On the night of November 19th, Rev. John Sewell was doing his best to be fair and square, honest but understanding — the third Wednesday in a row he’d had to be before an audience inside the sanctuary of St. John’s Episcopal Church at Central and Greer. The crowd wasn’t the packed house of the previous two weeks. Still, it was a good showing, there to see some slides, hear Sewell answer them some questions:
Question: “Do you think Jesus had a wife and child?” Answer: “Being married is not a sin. But a child? Would she be a half-God or quarter-God?

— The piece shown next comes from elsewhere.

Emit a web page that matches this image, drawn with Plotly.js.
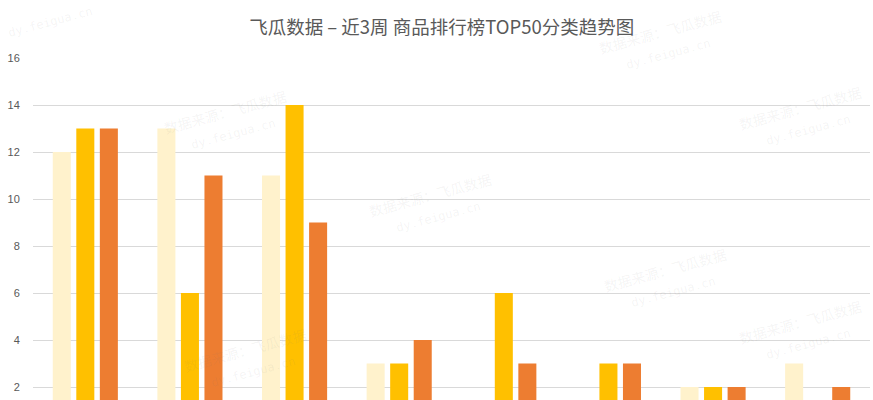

I don’t know.”
Q: “What do you think of the Catholic organization known as Opus Dei?” A: “I don’t think there are many things in life improved by secrecy.”
Q: “Has the Divine Feminine been suppressed by the church?” A: “Probably. The church has a lot to answer for — the way women have been treated. There’s no question.”
Q: “What if the novel is true?” A: “What difference would it make? Humanity has always hungered for redemption, some sense of what it means to be human. What’s important is that God in Christ has revealed the nature of God, shown us what being authentically human looks like.”
Q: “How has the Catholic Church responded to the novel?” A: “I don’t think they’ve paid attention to it one way or another.”
That’s twice now — “the novel.” The one that’s been at the top of bestseller lists for the past 34 weeks. The one about Mary Magdalene, the Holy Grail, the Vatican, the Knights Templar, the Priory of Sion, Leonardo Da Vinci, and Opus Dei, with some chase scenes, some narrow escapes, some bloodshed, some high-tech gadgetry, some mysticism, and some tricky problem-solving thrown in. The novel on the mind of everybody that night at St. John’s.
So, last week I read it: Dan Brown’s suspense thriller The Da Vinci Code (Doubleday). And I’m not getting into the religion of it. I don’t have the space or the faith. But believe what you will: that Jesus and Mary Magdalene maybe got married in a match made in heaven; that Mary Magdalene maybe got the shaft because church fathers couldn’t grant such power to a woman; that Mary Magdalene maybe is herself the Holy Grail of Western myth and symbol; that the Roman Catholic Church maybe knows it but doesn’t want you knowing it; and that the Vatican is and ever has been a pack of con men bent on hiding the truth to suit themselves and line their pockets, no maybe about it, judging from the response to this book.
Leave it, all of it. Let’s focus on Dan Brown, a writer who can write: “Everyone in the reception area gaped in wonderment at the half-naked albino offering forth a bleeding clergyman.” (“Wonderment”? How about horror?) Who can have a police captain “let out a guttural roar of rage” as he “heaved a bar of soap out into the turgid waters of the Seine.” (Turgid’s right.) Who can label a priest in Spain “a missionary.” (A case of coal to Newcastle?) Who can refer in passing to the “hundreds of lucrative Vatican commissions” undertaken by Leonard Da Vinci. (Hundreds? Where are they? Art historians would love to see them.) Who can needlessly let us in on the latest in fancy safe-deposit boxes: “[T]he [Depository Bank of Zurich] had expanded its services in recent years to offer anonymous computer source code escrow services and faceless digitized backup.” Who can write in French so basic even a numbskull can understand it. (“Capitaine, un agent du Départment de Cryptographie est arrivé.”) Who can put us in mind of his characters’ deepest thoughts: “The Vatican has gone mad.” (Author’s emphasis.) Who can write in the best Nancy Drew tradition: a cliff-hanger seemingly every other scene and literally every five pages. And who writes, publisher to protagonist: “You’re a Harvard historian, for God’s sake, not a pop schlockmeister looking for a quick buck.” (But maybe Dan Brown [Phillips Exeter; Amherst] is.)
“My friends, this library is a base camp for Grail seekers,” says a research librarian to the hero and heroine near the end of The Da Vinci Code. “I wish I had a shilling for every time I’d run searches for the Rose, Mary Magdalene, Sangreal, Merovingian, Priory of Sion, et cetera, et cetera. Everyone loves a conspiracy. … I need more information.”
So did that audience at St. John’s. So they should see Elaine Pagels’ newest book, Beyond Belief: The Secret Gospel of Thomas. She’s a Harvard historian for real.